Engineered Inequity

This week’s readings offered insights into biases that find their way into all kinds of technologies, from hand soap dispensers to judiciary decisions. This week I'd like to take a closer look at a quote from each of the chapters we read that resonated with me and encapsulated some of the major points I gleaned from the reading.

Chapter One: Engineered Inequity

“Robots are not sentient beings, sure, but racism flourishes well beyond hate-filled hearts.32 An indifferent insurance adjuster who uses the even more disinterested metric of a credit score to make a seemingly detached calculation may perpetuate historical forms of racism by plugging numbers in, recording risk scores, and “just doing her job.” (Benjamin, 2019, p. 60)

For me, this quote made me understand the massive potential for hidden biases to influence decisions made by the most well-meaning human or organization. I think I have been mesmerized by the allure of decisions based on ones and zeroes because that is what we attribute to computer “thought”. And I have naively assumed that a person opposed to unethical biases would be able to detect and refute those unethical determinations.
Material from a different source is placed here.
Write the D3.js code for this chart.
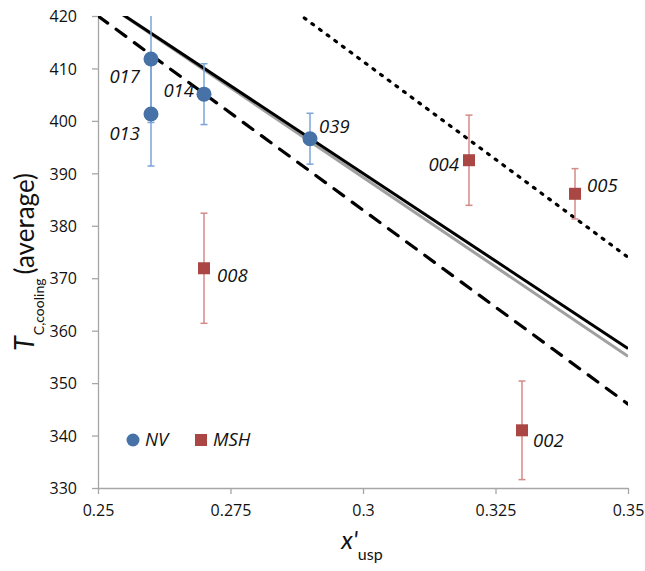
<!DOCTYPE html>
<html>
<head>
<meta charset="utf-8">
<script src="https://cdn.jsdelivr.net/npm/d3@7"></script>
<style>
  html, body { margin: 0; padding: 0; background: #fff; }
  svg { display: block; }
  text { font-family: "Open Sans", "Lato", sans-serif; fill: #111; }
</style>
</head>
<body>
<script>
// ---- data ----
const xTicks = [0.25, 0.275, 0.3, 0.325, 0.35];
const xTickLabels = ["0.25", "0.275", "0.3", "0.325", "0.35"];
const yTicks = [330, 340, 350, 360, 370, 380, 390, 400, 410, 420];

const nvNames = ["017", "013", "014", "039"];
const nvX = [0.26, 0.26, 0.27, 0.29];
const nvY = [411.8, 401.3, 405.1, 396.6];
const nvErr = [12.1, 9.9, 5.8, 4.85];

const mshNames = ["008", "004", "005", "002"];
const mshX = [0.27, 0.32, 0.34, 0.33];
const mshY = [371.9, 392.5, 386.1, 341.0];
const mshErr = [10.5, 8.6, 4.8, 9.4];

const lineX = [0.25, 0.35];
const grayLine = [423.4, 355.1];
const solidLine = [423.4, 356.6];
const dashedLine = [420.0, 346.0];
const dottedLine = [448.7, 374.0];

// label placement (pixel offsets from the marker)
const labelPos = {
  "017": {dx: -11, dy: 24, anchor: "end"},
  "013": {dx: -11, dy: 26, anchor: "end"},
  "014": {dx: -10, dy: 3, anchor: "end"},
  "039": {dx: 9, dy: -6, anchor: "start"},
  "008": {dx: 13, dy: 14, anchor: "start"},
  "004": {dx: -10, dy: 11, anchor: "end"},
  "005": {dx: 12, dy: -2, anchor: "start"},
  "002": {dx: 11, dy: 17, anchor: "start"}
};

// ---- layout ----
const W = 645, H = 571;
const L = 98, R = 628, T = 16, B = 488;
const blue = "#4672A8", blueErr = "#7BA3D8";
const red = "#AA4643", redErr = "#D58B89";
const axisCol = "#A6A6A6";

const x = d3.scaleLinear().domain([0.25, 0.35]).range([L, R]);
const y = d3.scaleLinear().domain([330, 420]).range([B, T]);

const svg = d3.select("body").append("svg").attr("width", W).attr("height", H);

svg.append("clipPath").attr("id", "plot")
  .append("rect").attr("x", L).attr("y", T).attr("width", R - L).attr("height", B - T);

// axes
const xAxis = d3.axisBottom(x).tickValues(xTicks).tickFormat((d, i) => xTickLabels[i]).tickSize(6).tickSizeOuter(0);
const gx = svg.append("g").attr("transform", `translate(0,${B})`).call(xAxis);
const yAxis = d3.axisLeft(y).tickValues(yTicks).tickFormat(d3.format("d")).tickSize(6).tickSizeOuter(0);
const gy = svg.append("g").attr("transform", `translate(${L},0)`).call(yAxis);
[gx, gy].forEach(g => {
  g.select(".domain").attr("stroke", axisCol).attr("stroke-width", 1.3);
  g.selectAll(".tick line").attr("stroke", axisCol).attr("stroke-width", 1.3);
  g.selectAll(".tick text").attr("fill", "#111").style("font-family", '"Open Sans", sans-serif').style("font-size", "16px");
});
gx.selectAll(".tick text").attr("y", 17);
gy.selectAll(".tick text").attr("x", -21).attr("dy", "0.36em");

// lines
const plot = svg.append("g").attr("clip-path", "url(#plot)");
const lineGen = vals => d3.line().x((d, i) => x(lineX[i])).y(d => y(d))(vals);
plot.append("path").attr("d", lineGen(grayLine)).attr("stroke", "#A0A0A0").attr("stroke-width", 3).attr("fill", "none");
plot.append("path").attr("d", lineGen(solidLine)).attr("stroke", "#000").attr("stroke-width", 3).attr("fill", "none");
plot.append("path").attr("d", lineGen(dashedLine)).attr("stroke", "#000").attr("stroke-width", 3.2).attr("fill", "none")
  .attr("stroke-linecap", "round").attr("stroke-dasharray", "12,10.5");
plot.append("path").attr("d", lineGen(dottedLine)).attr("stroke", "#000").attr("stroke-width", 3.2).attr("fill", "none")
  .attr("stroke-linecap", "round").attr("stroke-dasharray", "2,7.5");

// error bars
function errBars(xs, ys, es, col) {
  const g = plot.append("g").attr("stroke", col).attr("stroke-width", 1.5);
  xs.forEach((xv, i) => {
    const cx = x(xv), y1 = y(ys[i] + es[i]), y2 = y(ys[i] - es[i]);
    g.append("line").attr("x1", cx).attr("x2", cx).attr("y1", y1).attr("y2", y2);
    g.append("line").attr("x1", cx - 3.5).attr("x2", cx + 3.5).attr("y1", y1).attr("y2", y1);
    g.append("line").attr("x1", cx - 3.5).attr("x2", cx + 3.5).attr("y1", y2).attr("y2", y2);
  });
}
errBars(nvX, nvY, nvErr, blueErr);
errBars(mshX, mshY, mshErr, redErr);

// markers
svg.append("g").selectAll("circle").data(nvX).join("circle")
  .attr("cx", d => x(d)).attr("cy", (d, i) => y(nvY[i])).attr("r", 7.5).attr("fill", blue);
svg.append("g").selectAll("rect").data(mshX).join("rect")
  .attr("x", d => x(d) - 6).attr("y", (d, i) => y(mshY[i]) - 6).attr("width", 12).attr("height", 12).attr("fill", red);

// labels
function labels(names, xs, ys) {
  names.forEach((n, i) => {
    const p = labelPos[n];
    svg.append("text").attr("x", x(xs[i]) + p.dx).attr("y", y(ys[i]) + p.dy)
      .attr("text-anchor", p.anchor).style("font-style", "italic").style("font-size", "18.5px").text(n);
  });
}
labels(nvNames, nvX, nvY);
labels(mshNames, mshX, mshY);

// legend
const lg = svg.append("g");
lg.append("circle").attr("cx", 133).attr("cy", 440).attr("r", 6.5).attr("fill", blue);
lg.append("text").attr("x", 145).attr("y", 446).style("font-style", "italic").style("font-size", "18.5px").text("NV");
lg.append("rect").attr("x", 195).attr("y", 434).attr("width", 12).attr("height", 12).attr("fill", red);
lg.append("text").attr("x", 213).attr("y", 446).style("font-style", "italic").style("font-size", "18.5px").text("MSH");

// y title
const yt = svg.append("text").attr("transform", "translate(34,262) rotate(-90)").attr("text-anchor", "middle")
  .style("font-family", '"Lato", sans-serif');
yt.append("tspan").style("font-style", "italic").style("font-size", "27px").text("T");
yt.append("tspan").attr("dy", 10).attr("dx", 1).style("font-size", "14px").text("C,cooling");
yt.append("tspan").attr("dy", -10).attr("dx", 4).style("font-size", "26px").text("(average)");

// x title
const xt = svg.append("text").attr("x", 362).attr("y", 549).attr("text-anchor", "middle")
  .style("font-family", '"Lato", sans-serif');
xt.append("tspan").style("font-style", "italic").style("font-size", "25px").text("x'");
xt.append("tspan").attr("dy", 11).style("font-size", "16px").text("usp");
</script>
</body>
</html>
But, as in the example from our quote, if you blindly rely on the technology (which so many of us would and in a lot of professional and legal scenarios are bound to) you are bound to a set of logic with which you may not actually agree. This chapter pushes the reader to question how biases make their way into technology and how it has the potential to reinforce systemic societal inequalities.

Chapter Two: Default Discrimination

“The danger with New Jim Code predictions is the way in which self-fulfilling prophecies enact what they predict, giving the allure of accuracy.” (Benjamin, 2019, p. 83)

After establishing “the why” we should be cognizant of bias in technology, the author starts to make sense of how this happens. The quote I highlighted above makes a lot of sense- if we use existing reasoning to predict what is to come, we are likely to find what we set out for but are even more likely to miss alternative data outside of the feedback loop we’ve built for ourselves. An example in the chapter is the police reports that predict criminal behavior based on preexisting data and then send a police presence to those areas and not to others. This over-patrolling of specific areas will inevitably lead to increasingly more biased outcomes because of the inequitable data that give a false sense of accuracy.

How does this inform my current or future work and/or approaches to avoid default discrimination from technology?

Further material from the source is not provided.